A spark plug is a small engine part with a big job: it starts combustion inside a gasoline engine cylinder. It creates a hot electrical spark that ignites the compressed fuel-air mixture just before the piston is pushed downward. Without reliable spark plugs, a gasoline engine can misfire, lose power, waste fuel, or fail to start.
Understanding spark plugs helps students connect electricity, heat, pressure, and motion in a real vehicle system.
In a typical four-stroke gasoline engine, the intake stroke brings in air and fuel, the compression stroke squeezes the mixture, and the spark plug fires near the end of compression. A high voltage from the ignition coil travels through the spark plug and jumps across a small electrode gap, forming a plasma spark. That spark begins a flame front that spreads through the cylinder and rapidly raises gas pressure.
The expanding gases push the piston down, turning chemical energy into mechanical work.
Key Facts
- A spark plug ignites the fuel-air mixture in a gasoline engine cylinder using a high-voltage spark.
- The ignition coil can raise battery voltage from about 12 V to 20,000 V or more.
- The spark jumps across the electrode gap when the electric field becomes strong enough to ionize the gas.
- V = IR describes voltage, current, and resistance in simple electrical circuits, but spark plug firing also depends on gas ionization.
- Power stroke force can be estimated with F = PA, where P is cylinder pressure and A is piston area.
- Spark timing is measured in degrees before top dead center, often written as BTDC.
Vocabulary
- Spark plug
- A threaded electrical device that creates a spark inside an engine cylinder to ignite the compressed fuel-air mixture.
- Electrode gap
- The small space between the center electrode and ground electrode where the spark jumps.
- Ignition coil
- A transformer-like device that changes low battery voltage into the high voltage needed to fire the spark plug.
- Top dead center
- The position where the piston is at the highest point in the cylinder.
- Combustion
- The rapid chemical reaction between fuel and oxygen that releases heat and raises pressure in the cylinder.
Common Mistakes to Avoid
- Thinking the spark plug injects fuel: the spark plug does not add fuel, it only ignites the fuel-air mixture already in the cylinder.
- Assuming a bigger spark gap is always better: too large a gap may require more voltage than the ignition system can supply, causing misfires.
- Forgetting compression matters: a fuel-air mixture that is not properly compressed may not burn efficiently even if the spark plug fires.

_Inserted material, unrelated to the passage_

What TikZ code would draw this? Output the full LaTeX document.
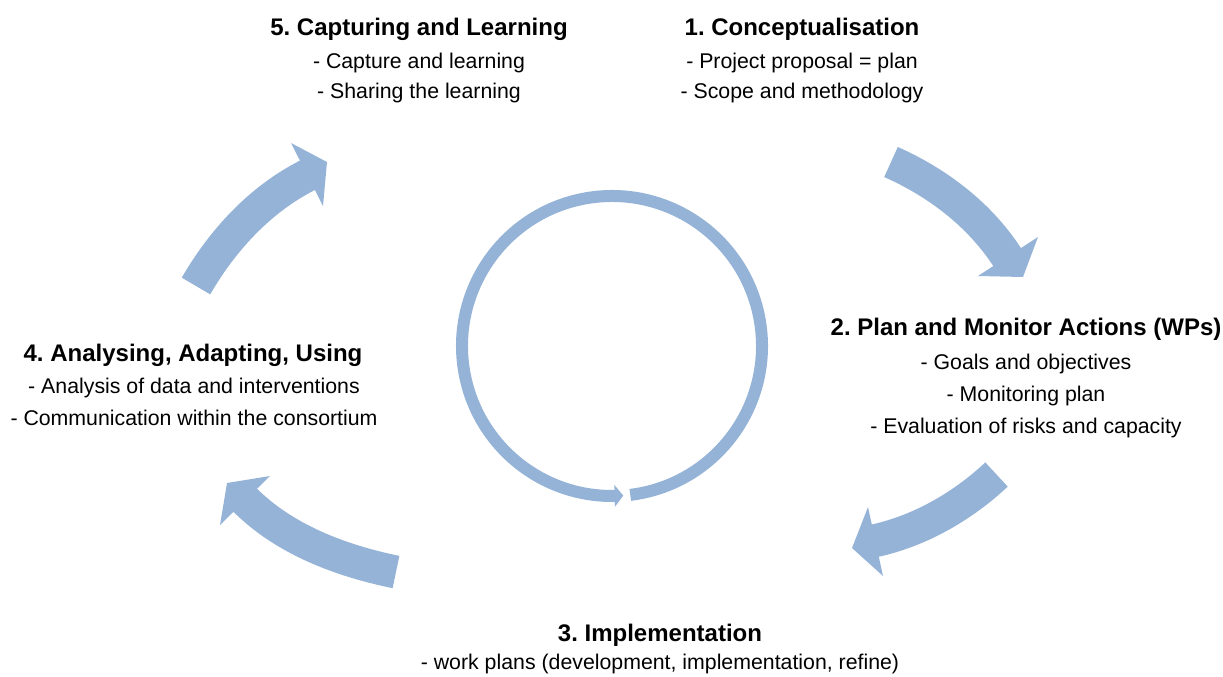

- Confusing diesel and gasoline engines: most diesel engines ignite fuel by compression heat, while gasoline engines usually need spark plugs.
Practice Questions
- 1 An ignition coil raises 12 V from the battery to 24,000 V at the spark plug. By what factor has the voltage increased?
- 2 A piston has an area of 0.0050 m2 and the cylinder pressure during combustion is 3,000,000 Pa. Use F = PA to calculate the downward force on the piston.
- 3 Explain why firing the spark plug slightly before top dead center can help an engine produce more useful power.